Ariza’s floor spacing capabilities opens up driving and cutting lanes for Butler, Dragic, Robinson, Herro and Nunn, among others, to operate when they’re on the floor.

A catch-and-shoot threat

With that said, if defenses pinch off those actions, Ariza is a more-than-qualified catch-and-shoot threat to make defenses pay.

In the limited sample last season, 84.7 percent of his 3-point shots were off the catch-and-shoot — hitting them at a 38.4 percent clip per When he paired with James Harden in Houston from 2014-18, Ariza had a bevy of catch-and-shoot opportunities; likewise to plenty of his teammates then, shooting off the catch was a large part of his role offensively.

Spoelstra’s offense features is a more equal opportunity balance than the few Ariza has played with in recent memory. But Miami’s different actions — a few being dribble handoffs through the Chicago series, split cuts, flare screens and double drags — coupled with several willing playmakers will prompt defensive movement to award Ariza with a wealth of catch-and-shoot — and slashing — opportunities.

Defensive versatility

In Miami’s first 21 games of the season, it went 7-14 and was playing like one of the worst teams in the league. Per, its defense ranked as the 20th-best with a 111.2 defensive rating in that stretch.

Since then, the Heat are 15-4 and boast the league’s best defensive rating: Surrendering just 105.5 points per 100 possessions, two fewer than the league’s second-best mark (Lakers - 107.5). Miami also ranks in the top-10 in the Association in deflections per game (15.2).

Ariza only adds to that. Though he hasn’t played in over a year, the 3-and-D forward can still guard multiple positions and features a 7-foot-2 wingspan to compensate for his declining mobility. He has averaged 1.4 steals over the last three seasons, including 1.3 per game last year.

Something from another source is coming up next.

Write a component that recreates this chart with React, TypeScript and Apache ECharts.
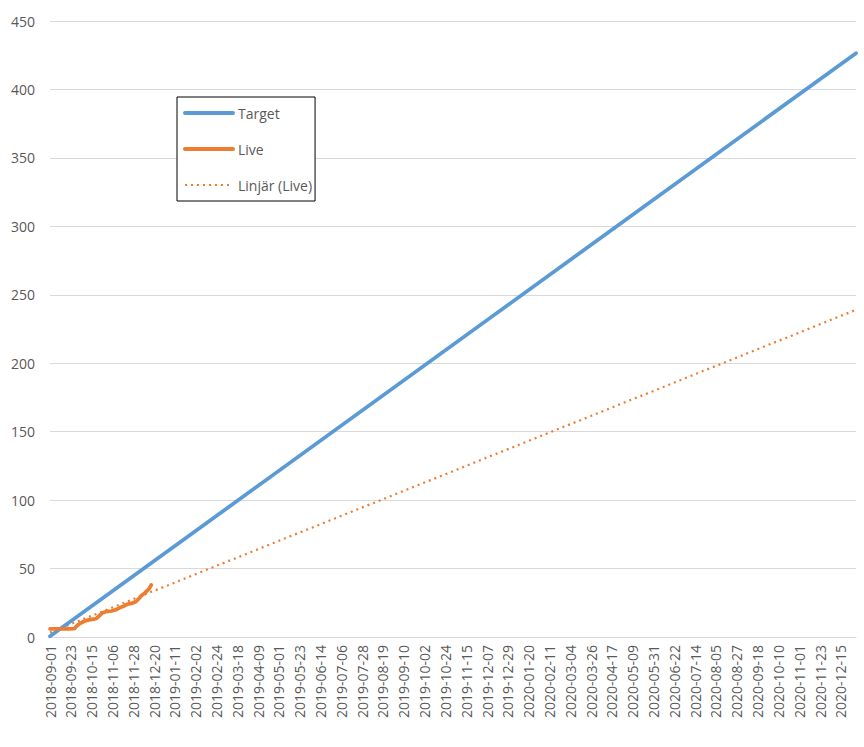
import React, { useEffect, useRef } from "react";
import * as echarts from "echarts";

// Category list: every day from 2018-09-01 to 2020-12-31
const startDate = "2018-09-01";
const endDate = "2020-12-31";
function buildDays(a: string, b: string): string[] {
  const out: string[] = [];
  const d = new Date(a + "T00:00:00Z");
  const e = new Date(b + "T00:00:00Z");
  while (d.getTime() <= e.getTime()) {
    out.push(d.toISOString().slice(0, 10));
    d.setUTCDate(d.getUTCDate() + 1);
  }
  return out;
}
const categories = buildDays(startDate, endDate);

// Target line (read endpoints)
const targetDates = ["2018-09-01", "2020-12-31"];
const targetValues = [0.5, 426.5];

// Live series
const liveDates = [
  "2018-09-01", "2018-09-10", "2018-09-20", "2018-09-27", "2018-09-30",
  "2018-10-03", "2018-10-07", "2018-10-12", "2018-10-17", "2018-10-20",
  "2018-10-23", "2018-10-26", "2018-10-30", "2018-11-05", "2018-11-10",
  "2018-11-14", "2018-11-18", "2018-11-22", "2018-11-26", "2018-12-01",
  "2018-12-04", "2018-12-07", "2018-12-10", "2018-12-13", "2018-12-15",
  "2018-12-17",
];
const liveValues = [
  6, 6, 6, 6.2, 8.5,
  10, 11.5, 12.5, 13, 13.5,
  15.5, 17.5, 18.5, 19, 20,
  21.5, 22.5, 24, 24.5, 26,
  28, 30.5, 32, 34, 35.5,
  38,
];

// Linear trend of Live (read endpoints)
const trendDates = ["2018-09-01", "2020-12-31"];
const trendValues = [3.3, 239];

const yTicks = { min: 0, max: 450, interval: 50 };

const FONT = "'Open Sans', 'Noto Sans', sans-serif";

export default function App() {
  const ref = useRef<HTMLDivElement>(null);
  useEffect(() => {
    if (!ref.current) return;
    const chart = echarts.init(ref.current, undefined, { renderer: "svg" });
    const pair = (ds: string[], vs: number[]) => ds.map((d, i) => [d, vs[i]]);
    chart.setOption({
      animation: false,
      backgroundColor: "#ffffff",
      grid: { left: 50, right: 8, top: 21, bottom: 110, containLabel: false },
      legend: {
        orient: "vertical",
        left: 177,
        top: 97,
        padding: [9, 3, 9, 6],
        itemWidth: 48,
        itemHeight: 14,
        itemGap: 22,
        borderColor: "#000000",
        borderWidth: 1,
        backgroundColor: "#ffffff",
        itemStyle: { opacity: 0 },
        textStyle: { color: "#595959", fontSize: 14, fontFamily: FONT },
        data: [
          { name: "Target", lineStyle: { width: 4, cap: "round" } },
          { name: "Live", lineStyle: { width: 4, cap: "round" } },
          { name: "Linjär (Live)", lineStyle: { width: 2.2, type: [2, 4] } },
        ],
      },
      xAxis: {
        type: "category",
        data: categories,
        boundaryGap: false,
        axisLine: { lineStyle: { color: "#d9d9d9", width: 1 } },
        axisTick: { show: false },
        axisLabel: {
          interval: 21,
          rotate: 90,
          color: "#595959",
          fontSize: 14,
          fontFamily: FONT,
          margin: 8,
        },
        splitLine: { show: false },
      },
      yAxis: {
        type: "value",
        min: yTicks.min,
        max: yTicks.max,
        interval: yTicks.interval,
        axisLine: { show: false },
        axisTick: { show: false },
        axisLabel: { color: "#595959", fontSize: 14, fontFamily: FONT, margin: 15 },
        splitLine: { lineStyle: { color: "#d9d9d9", width: 1 } },
      },
      series: [
        {
          name: "Target",
          type: "line",
          data: pair(targetDates, targetValues),
          symbol: "none",
          lineStyle: { color: "#5b9bd5", width: 3.75, cap: "round" },
          itemStyle: { color: "#5b9bd5" },
          z: 2,
        },
        {
          name: "Live",
          type: "line",
          data: pair(liveDates, liveValues),
          symbol: "none",
          lineStyle: { color: "#ed7d31", width: 3.75, cap: "round", join: "round" },
          itemStyle: { color: "#ed7d31" },
          z: 3,
        },
        {
          name: "Linjär (Live)",
          type: "line",
          data: pair(trendDates, trendValues),
          symbol: "none",
          lineStyle: { color: "#ed7d31", width: 2.2, type: [2, 4] },
          itemStyle: { color: "#ed7d31" },
          z: 1,
        },
      ],
    });
    return () => chart.dispose();
  }, []);
  return (
    <div
      ref={ref}
      style={{ position: "absolute", left: 0, top: 0, width: 864, height: 747 }}
    />
  );
}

Ariza is another lengthy, switchable forward that adds versatility to Miami’s defensive scheme — spearheaded by Butler, Iguodala and Bam Adebayo, their three defensive stalwarts.

Ariza could be trusted to take pressure off the three to guard top assignments on a nightly basis, as well as creating havoc at the point-of-attack at the top of its zone.

In the end, minutes could be cut from forwards KZ Okpala, along with Andre Iguodala and Kelly Olynyk in order to give Ariza between 10-20 minutes per night. There could be other players whose minutes get cut slightly, too.

The trade deadline is on March 25 at 3 p.m. EST. Even after Wednesday’s acquisition, Miami could be still be looking to add another piece to the mix as well.